All three propositions are being argued on Wall Street.

"Even though the market fully expected this week's half-point, no one is really sure they understand why the Fed moved away from its more gradualist approach," economist James Glassman of Chase Securities Inc. said yesterday. "The usual question is being asked: 'What does the Fed know that we don't?'

"Some people are taking the half-point move as telling us something new is going on, namely that the Fed has a hidden agenda, that the Fed really is more concerned about inflation than was reflected in the words of the statement they issued Tuesday. But I disagree with that.

"More likely, they were just being opportunistic this week, with the market expecting a half-point increase and just pushing in the direction the Fed wanted to go anyway."

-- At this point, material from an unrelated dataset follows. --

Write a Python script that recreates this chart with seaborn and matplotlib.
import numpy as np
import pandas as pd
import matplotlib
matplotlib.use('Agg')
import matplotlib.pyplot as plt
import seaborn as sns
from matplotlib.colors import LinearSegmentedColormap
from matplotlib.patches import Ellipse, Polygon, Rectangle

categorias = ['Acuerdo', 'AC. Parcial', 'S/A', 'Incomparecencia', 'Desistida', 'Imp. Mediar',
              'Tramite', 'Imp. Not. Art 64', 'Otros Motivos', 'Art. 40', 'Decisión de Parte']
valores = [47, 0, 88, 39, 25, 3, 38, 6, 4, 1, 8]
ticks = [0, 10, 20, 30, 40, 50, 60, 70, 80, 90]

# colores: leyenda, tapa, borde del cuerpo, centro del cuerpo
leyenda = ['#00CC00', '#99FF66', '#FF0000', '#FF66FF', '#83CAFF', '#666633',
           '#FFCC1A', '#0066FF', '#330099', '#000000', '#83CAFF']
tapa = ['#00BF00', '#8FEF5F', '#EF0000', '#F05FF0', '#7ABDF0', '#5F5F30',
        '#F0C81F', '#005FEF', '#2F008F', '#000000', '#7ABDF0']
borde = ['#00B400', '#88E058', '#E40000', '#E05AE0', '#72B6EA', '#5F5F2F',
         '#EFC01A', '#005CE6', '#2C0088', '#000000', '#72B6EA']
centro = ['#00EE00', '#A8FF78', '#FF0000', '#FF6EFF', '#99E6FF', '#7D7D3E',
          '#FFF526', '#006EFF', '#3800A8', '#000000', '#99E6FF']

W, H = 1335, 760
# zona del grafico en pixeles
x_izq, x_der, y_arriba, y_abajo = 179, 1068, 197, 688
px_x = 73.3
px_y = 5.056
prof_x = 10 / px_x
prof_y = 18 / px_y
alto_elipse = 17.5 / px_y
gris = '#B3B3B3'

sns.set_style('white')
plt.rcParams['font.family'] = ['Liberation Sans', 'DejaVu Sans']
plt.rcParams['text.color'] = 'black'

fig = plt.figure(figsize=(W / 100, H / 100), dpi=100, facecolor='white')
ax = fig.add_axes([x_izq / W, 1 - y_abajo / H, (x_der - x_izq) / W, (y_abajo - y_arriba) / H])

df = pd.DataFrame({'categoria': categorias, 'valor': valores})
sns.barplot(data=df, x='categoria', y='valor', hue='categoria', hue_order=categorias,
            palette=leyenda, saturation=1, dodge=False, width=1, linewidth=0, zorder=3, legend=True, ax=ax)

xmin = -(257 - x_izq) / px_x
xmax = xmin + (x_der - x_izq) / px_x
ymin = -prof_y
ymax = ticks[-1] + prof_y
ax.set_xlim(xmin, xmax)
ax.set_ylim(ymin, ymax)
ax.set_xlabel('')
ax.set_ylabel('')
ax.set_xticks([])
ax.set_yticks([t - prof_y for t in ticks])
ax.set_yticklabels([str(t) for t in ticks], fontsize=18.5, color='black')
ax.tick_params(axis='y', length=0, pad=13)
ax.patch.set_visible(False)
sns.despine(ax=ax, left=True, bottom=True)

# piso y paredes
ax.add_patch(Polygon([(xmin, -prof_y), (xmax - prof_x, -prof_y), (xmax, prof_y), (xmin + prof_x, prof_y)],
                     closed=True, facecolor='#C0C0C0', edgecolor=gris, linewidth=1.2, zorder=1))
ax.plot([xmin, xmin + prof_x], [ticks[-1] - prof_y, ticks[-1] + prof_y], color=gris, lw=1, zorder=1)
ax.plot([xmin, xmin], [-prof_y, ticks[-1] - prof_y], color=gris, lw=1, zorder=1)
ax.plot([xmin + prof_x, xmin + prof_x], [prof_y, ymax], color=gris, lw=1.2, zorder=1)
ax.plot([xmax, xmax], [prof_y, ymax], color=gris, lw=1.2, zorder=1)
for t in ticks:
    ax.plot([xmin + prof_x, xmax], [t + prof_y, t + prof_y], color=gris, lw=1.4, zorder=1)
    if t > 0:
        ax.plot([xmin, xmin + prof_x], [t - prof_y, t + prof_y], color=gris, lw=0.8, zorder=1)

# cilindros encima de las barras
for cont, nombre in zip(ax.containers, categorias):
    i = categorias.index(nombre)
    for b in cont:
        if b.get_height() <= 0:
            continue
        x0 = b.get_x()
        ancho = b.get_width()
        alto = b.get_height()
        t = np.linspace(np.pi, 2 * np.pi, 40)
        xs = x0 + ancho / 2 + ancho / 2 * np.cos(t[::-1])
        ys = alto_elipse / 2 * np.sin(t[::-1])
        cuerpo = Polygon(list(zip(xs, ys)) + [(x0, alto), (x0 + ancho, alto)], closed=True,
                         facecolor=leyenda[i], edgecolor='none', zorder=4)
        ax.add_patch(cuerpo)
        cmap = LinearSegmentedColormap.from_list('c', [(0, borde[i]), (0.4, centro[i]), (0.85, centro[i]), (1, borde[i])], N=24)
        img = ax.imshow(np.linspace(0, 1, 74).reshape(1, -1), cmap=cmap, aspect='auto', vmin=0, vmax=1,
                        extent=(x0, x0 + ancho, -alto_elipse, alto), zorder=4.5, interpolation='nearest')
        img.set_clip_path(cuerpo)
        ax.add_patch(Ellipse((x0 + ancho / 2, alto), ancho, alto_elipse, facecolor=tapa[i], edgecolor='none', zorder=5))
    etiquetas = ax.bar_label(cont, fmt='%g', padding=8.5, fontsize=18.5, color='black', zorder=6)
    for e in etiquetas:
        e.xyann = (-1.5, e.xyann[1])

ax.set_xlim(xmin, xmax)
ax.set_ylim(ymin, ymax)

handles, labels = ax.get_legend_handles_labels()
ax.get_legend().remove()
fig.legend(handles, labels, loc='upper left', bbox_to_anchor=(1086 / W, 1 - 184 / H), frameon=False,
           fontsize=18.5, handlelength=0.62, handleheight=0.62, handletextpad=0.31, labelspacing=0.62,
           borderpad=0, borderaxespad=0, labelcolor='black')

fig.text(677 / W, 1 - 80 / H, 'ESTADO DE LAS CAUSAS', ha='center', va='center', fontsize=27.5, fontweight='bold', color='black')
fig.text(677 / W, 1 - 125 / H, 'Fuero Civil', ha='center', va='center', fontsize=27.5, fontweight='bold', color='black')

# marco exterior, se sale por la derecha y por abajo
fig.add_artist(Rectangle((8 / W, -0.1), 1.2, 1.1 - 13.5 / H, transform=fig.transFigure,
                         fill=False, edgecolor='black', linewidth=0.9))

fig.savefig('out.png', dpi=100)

At the previous Fed meeting on March 21, when policymakers raised their target for overnight rates by a quarter-point, they expressed serious concern that consumer and business spending for goods and services was growing faster than the economy's capacity to produce them, according to minutes of the meeting released yesterday.

"The members saw substantial risks of rising pressures on labor and other resources and of higher inflation that called for some further firming of monetary policy at this meeting," the minutes said, referring to members of the policymaking group, the Federal Open Market Committee. "They agreed, though, that because a significant acceleration in inflation did not appear to be imminent and because uncertainties continued to surround the economic outlook, a gradual approach to policy adjustments was warranted."

"Some members commented that, although a more forceful policy move of [a half-point] might be needed at some point, measured and predictable policy tightening moves . . . still were desirable in current circumstances, which included somewhat unsettled financial markets," the minutes continued.

New economic statistics that have become available since indicated that economic growth has remained strong, but with some tentative signs of slowing, such as small decline in retail sales last month.

On the inflation side, large swings in energy prices pushed the March increase in consumer prices up 0.7 percent but then kept them unchanged last month. The core portion of the consumer price index, which excludes volatile food and energy prices, rose 0.4 percent in March and only half that much last month.

From Tuesday's statement, the FOMC's assessment of inflation risk "was even more strongly stated" than in March, said Ray Stone of Stone & McCarthy Research Associates, a financial markets research firm. "We think that unless economic or financial market conditions appear materially different at the time of the June 27-28 FOMC meeting, the committee will probably follow up with another" half-point increase.